Oh dear, can’t resist it when a linguistic matter comes up.
Everybody has been right. As Philip observed, a couple is essentially 2. Technically speaking it is two things bonded together. Couple comes from the Latin ‘copula’ to bond from which we get copulate etc. As a verb, it definitely means that. We couple
together two railway carriages.
Martin, however, is also right. Much as boring linguists like me might mourn the loss of specificity in much modern usage, we must now admit that in common usage couple has also now come to mean a small, vague number, not always easily distinguished from
‘few’ and its allies.
Here I am with Philip.
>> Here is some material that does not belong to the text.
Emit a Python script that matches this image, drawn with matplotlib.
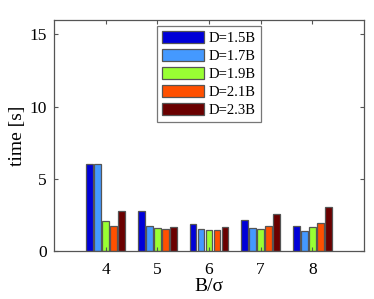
import matplotlib
matplotlib.use("Agg")
import matplotlib.pyplot as plt
import numpy as np

categories = [4, 5, 6, 7, 8]
series_labels = ["D=1.5B", "D=1.7B", "D=1.9B", "D=2.1B", "D=2.3B"]
d15 = [6.05, 2.74, 1.88, 2.12, 1.70]
d17 = [6.05, 1.72, 1.52, 1.59, 1.40]
d19 = [2.05, 1.60, 1.43, 1.54, 1.66]
d21 = [1.70, 1.49, 1.43, 1.72, 1.95]
d23 = [2.76, 1.63, 1.66, 2.57, 3.08]
series = [d15, d17, d19, d21, d23]
colors = ["#0000d8", "#4499ff", "#99ff33", "#ff5000", "#6a0000"]

plt.rcParams['font.family'] = ['Liberation Serif', 'DejaVu Serif']

fig = plt.figure(figsize=(3.74, 2.99), dpi=100)
ax = fig.add_axes([54/374, 1-251/299, (364-54)/374, (251-20)/299])

x = np.array(categories, dtype=float)
n = len(series)
step = 0.154
width = 0.13
for i, (vals, c, lab) in enumerate(zip(series, colors, series_labels)):
    off = (i - (n - 1) / 2) * step
    ax.bar(x + off, vals, width=width, color=c, edgecolor="#555555",
           linewidth=0.9, label=lab)

ax.set_xlim(3, 9)
ax.set_ylim(0, 16)
ax.set_xticks(categories)
ax.set_xticklabels([str(c) for c in categories])
ax.set_yticks([0, 5, 10, 15])
ax.tick_params(direction='in', top=True, right=True, labelsize=12.5,
               length=3, color="#555555", width=0.8)
ax.tick_params(axis='x', pad=8)
ax.tick_params(axis='y', pad=5)
for s in ax.spines.values():
    s.set_color("#555555")
    s.set_linewidth(0.9)
ax.set_xlabel("B/σ", fontsize=14, labelpad=0)
ax.set_ylabel("time [s]", fontsize=14, labelpad=3)

leg = ax.legend(loc='upper center', bbox_to_anchor=(0.5, 0.975), fontsize=10.5,
                frameon=True, fancybox=False, handlelength=2.9, handleheight=0.9,
                labelspacing=0.27, borderpad=0.35, handletextpad=0.3,
                borderaxespad=0.0)
leg.get_frame().set_edgecolor("#555555")
leg.get_frame().set_linewidth(0.9)

fig.savefig("out.png", dpi=100)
If there are two ducks it is easier to say 2 (fewer keytrokes as Philip noted) . If I try to be brutally honest, I would have to admit that if I said ‘There were a couple of birds in the pond’, I might just as easily have said several
birds or a few birds.
In a heated family argument a couple of weeks ago – or do I mean a few weeks? - it was concluded by a narrow majority that a couple is mostly 2 and if not it should be, that several is three, a few is four, some is more than 4 and ‘a number of’ is more
than that but it depends on the context. Linguist or not, I begged to differ. What is the difference, I said, between ‘a couple of drops of rain’ , ’several drops of rain’, a few drops of rain’ etc. None I say. They are all vague and mean 'not many' but a
couple of drops of rain is a far larger number than a couple of ducks.
Shut up, John, you have said enough.